En réaction à l’industrialisation et aspirant à bousculer les codes (exit les historicismes et l’hégémonie du diamant), les bijoutiers Art Nouveau revendiquent le fait que la valeur d’un bijou réside dans son design et non dans les matériaux utilisés pour sa réalisation. René Lalique, parmi les joailliers les plus renommés du mouvement, mélange allègrement l’or, la corne, le verre, l’opale ou encore l’émail au service de ses idées. Qu’ils soient fabriqués avec le sens du détail de l’entomologiste, ou stylisés selon le bon vouloir de leur créateur, les bijoux Art Nouveau renouent avec l’artisanat d’art.

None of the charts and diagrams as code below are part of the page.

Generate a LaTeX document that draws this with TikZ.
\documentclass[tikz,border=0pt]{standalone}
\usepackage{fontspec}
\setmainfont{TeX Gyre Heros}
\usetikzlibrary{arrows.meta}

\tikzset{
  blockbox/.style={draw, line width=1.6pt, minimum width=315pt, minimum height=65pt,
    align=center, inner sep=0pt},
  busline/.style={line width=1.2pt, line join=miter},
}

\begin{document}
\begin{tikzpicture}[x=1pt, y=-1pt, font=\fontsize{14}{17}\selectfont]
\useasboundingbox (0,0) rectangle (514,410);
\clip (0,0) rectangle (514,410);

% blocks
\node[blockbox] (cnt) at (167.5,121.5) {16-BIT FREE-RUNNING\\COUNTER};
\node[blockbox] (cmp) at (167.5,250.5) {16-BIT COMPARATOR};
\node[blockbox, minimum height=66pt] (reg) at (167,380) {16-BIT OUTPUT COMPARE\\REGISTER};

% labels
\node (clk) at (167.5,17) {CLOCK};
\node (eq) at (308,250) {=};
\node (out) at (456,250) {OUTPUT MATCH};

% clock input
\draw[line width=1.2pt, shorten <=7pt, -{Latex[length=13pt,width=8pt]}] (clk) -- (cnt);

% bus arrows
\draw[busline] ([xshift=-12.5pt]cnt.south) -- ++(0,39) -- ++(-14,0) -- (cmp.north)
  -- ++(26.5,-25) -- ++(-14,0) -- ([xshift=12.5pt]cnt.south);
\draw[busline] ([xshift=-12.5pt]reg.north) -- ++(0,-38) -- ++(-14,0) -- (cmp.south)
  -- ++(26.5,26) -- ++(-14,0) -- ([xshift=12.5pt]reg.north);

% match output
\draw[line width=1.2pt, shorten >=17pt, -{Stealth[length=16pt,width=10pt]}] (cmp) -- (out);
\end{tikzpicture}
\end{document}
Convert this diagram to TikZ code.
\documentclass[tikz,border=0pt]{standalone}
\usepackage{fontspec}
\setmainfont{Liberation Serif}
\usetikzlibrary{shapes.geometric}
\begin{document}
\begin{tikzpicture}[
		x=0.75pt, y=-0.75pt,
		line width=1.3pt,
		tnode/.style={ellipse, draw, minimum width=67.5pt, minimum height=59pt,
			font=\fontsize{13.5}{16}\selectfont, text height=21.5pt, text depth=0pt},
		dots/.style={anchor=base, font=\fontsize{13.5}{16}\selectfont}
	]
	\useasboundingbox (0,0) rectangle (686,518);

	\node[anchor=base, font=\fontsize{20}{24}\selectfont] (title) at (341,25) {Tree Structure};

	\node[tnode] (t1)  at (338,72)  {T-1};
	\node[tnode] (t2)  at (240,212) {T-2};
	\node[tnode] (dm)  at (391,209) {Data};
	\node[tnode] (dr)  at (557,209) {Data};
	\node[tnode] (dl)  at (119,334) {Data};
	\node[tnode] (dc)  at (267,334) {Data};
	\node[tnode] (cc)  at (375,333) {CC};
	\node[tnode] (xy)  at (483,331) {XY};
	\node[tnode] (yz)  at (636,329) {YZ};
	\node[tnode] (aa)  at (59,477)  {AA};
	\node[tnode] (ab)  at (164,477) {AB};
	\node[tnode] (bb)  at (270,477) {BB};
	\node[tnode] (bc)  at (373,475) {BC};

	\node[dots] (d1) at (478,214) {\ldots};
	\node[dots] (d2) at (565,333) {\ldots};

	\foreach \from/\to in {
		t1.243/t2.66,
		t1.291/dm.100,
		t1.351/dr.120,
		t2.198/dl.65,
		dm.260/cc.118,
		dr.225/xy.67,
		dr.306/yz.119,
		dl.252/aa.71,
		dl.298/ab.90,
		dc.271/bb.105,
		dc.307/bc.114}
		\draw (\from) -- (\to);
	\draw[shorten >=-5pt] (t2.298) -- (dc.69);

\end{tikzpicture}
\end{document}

Bracelet Art Nouveau Arnould en Or jaune
La nature reste la source d’inspiration première, mais elle est désormais fantasmée, stylisée : on ne se contente plus de la représenter.
Sous l’influence des estampes japonaises que l’on découvre alors, on tente désormais de saisir la grâce du vivant au moyen de lignes courbes. Et les insectes, papillons, guêpes, libellules, par leur diversité et leurs qualités intrinsèques vont constituer des motifs de choix pour les joailliers de l’époque. Par exemple, les ailes des libellules et des papillons se prêtent parfaitement à l’émail plique-à-jour, qui permet la réalisation d’aplats de couleur tout en transparence.
Parfois aussi, de l’imagination des bijoutiers naissent des créatures anthropomorphes, femme-fleur, femme-libellule ; « gracieuse créature nageant ou s’envolant dans un léger tourbillon de lignes sinueuses. » (Lanllier Jean & Pini Marie-Anne, Cinq siècles de joaillerie en Occident.)

Bague Libellule opales style Art Nouveau émail
Finalement, les bijoux entomologiques, même pas peur, non ?
On ne sait pas si à l’issue de cette lecture vous aurez envie de couvrir vos cheveux et l’entour de votre cou de nos insectes précieux, mais on aura rempli notre mission si on a pu vous transmettre un peu de notre passion pour les bijoux anciens, uniques et éthiques.